De Lima,
Avec 53 % des suffrages lors du second tour de l’élection présidentielle, le 4 juin, Alan Garcia (Apra, membre de l’Internationale socialiste) est le nouveau président péruvien. Il bat Ollanta Humala, candidat nationaliste de gauche de l’Union pour le Pérou - parti nationaliste péruvien. Représentant une très large alliance des partis traditionnels, des libéraux et des appareils opportunistes, ainsi que des Églises et des grands médias, la victoire du candidat du capital était prévisible, appuyé par une campagne brutale de calomnies orchestrée par le président néolibéral actuel, Alejandro Toledo. Toutes ces forces ont constitué un gigantesque bloc anti-Ollanta.
Dans son discours triomphal, faisant œuvre d’une fabuleuse démagogie, le vainqueur a reconnu les erreurs dramatiques de son premier gouvernement et a dénoncé publiquement les méthodes mafieuses utilisées par ses partisans en promettant de les corriger. Ces mesures sont impossibles dans ce parti (un des mieux organisés du continent) traditionnellement corrompu et gangrené par les groupes économiques et les investisseurs.
De l’autre côté, Ollanta Humala a été objectivement défait sur le terrain électoral, mais une analyse plus fine révèle une grande victoire politique : ses forces sont majoritaires au Parlement et il triomphe massivement dans quinze départements sur 24 (surtout dans le Sud appauvri). Garcia a, d’ores et déjà, été obligé de promettre des mesures qu’il n’aurait même pas imaginées en d’autres temps. Plus surprenant, Humala a indiqué que le « grand changement » commençait aujourd’hui. Afin d’assumer de façon conséquente son programme de changement « radical », il a lancé un appel à toutes les forces antilibérales, la gauche, la classe ouvrière, les organisations sociales, pour la constitution d’un large front pour l’action qu’il a dénommé Front nationaliste démocratique et populaire.
La droite, unie autour de Garcia, a bien compris que l’enjeu central était de contrer l’intégration latinoaméricaine (l’axe Chavez-Morales-Castro) et l’a dit publiquement.
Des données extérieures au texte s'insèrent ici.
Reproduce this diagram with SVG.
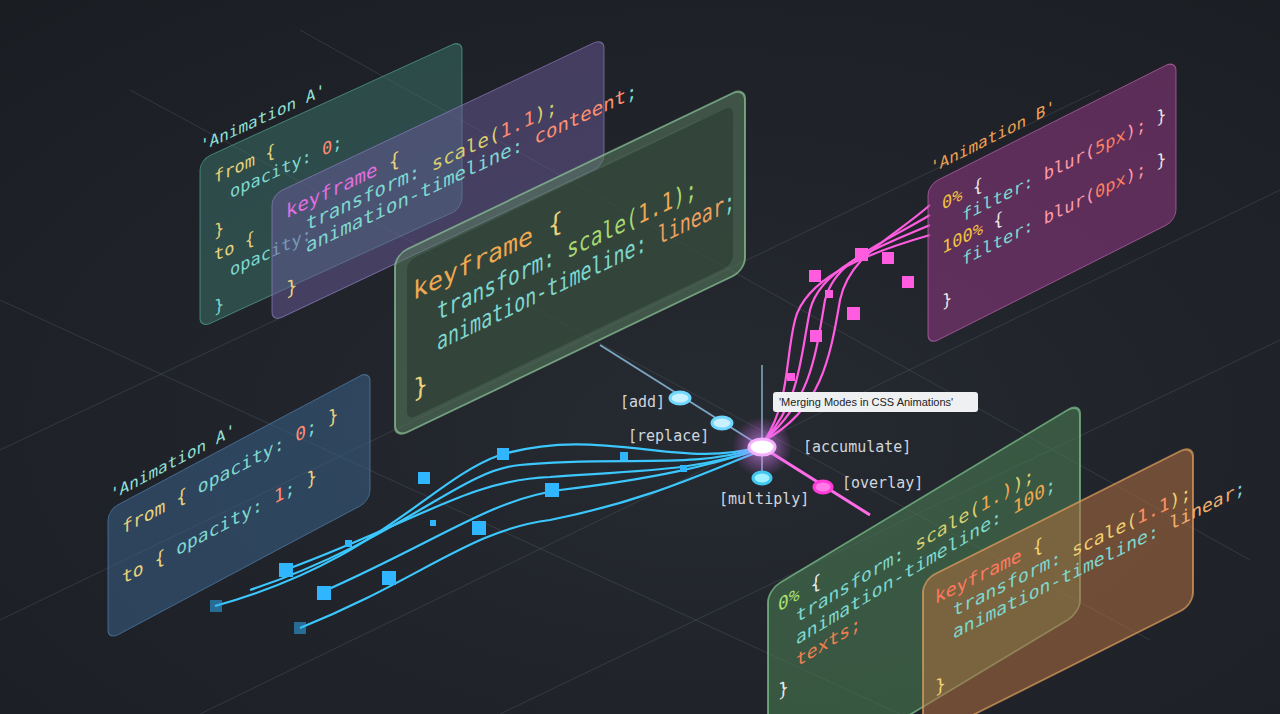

Ceux qui se disent révolutionnaires, Humala inclus, semblent ne l’avoir pas vu ou pas compris. Loin de mettre en avant les succès obtenus par la « révolution bolivarienne », ils se sont montrés sur la défensive en se distanciant confusément de Chavez, qui a publiquement soutenu Humala. Ce fut une erreur de masquer ce qui semble évident pour beaucoup : il n’est pas possible d’être antilibéral conséquent dans la région en s’éloignant dudit axe.
La première tâche du Front de Humala sera de lever haut le drapeau de la lutte contre le traité de libre-échange avec les États-Unis. Dans le meilleur des cas, cela permettra de battre la politique néolibérale et soumise de l’Apra. Le défi est posé, reste à le relever.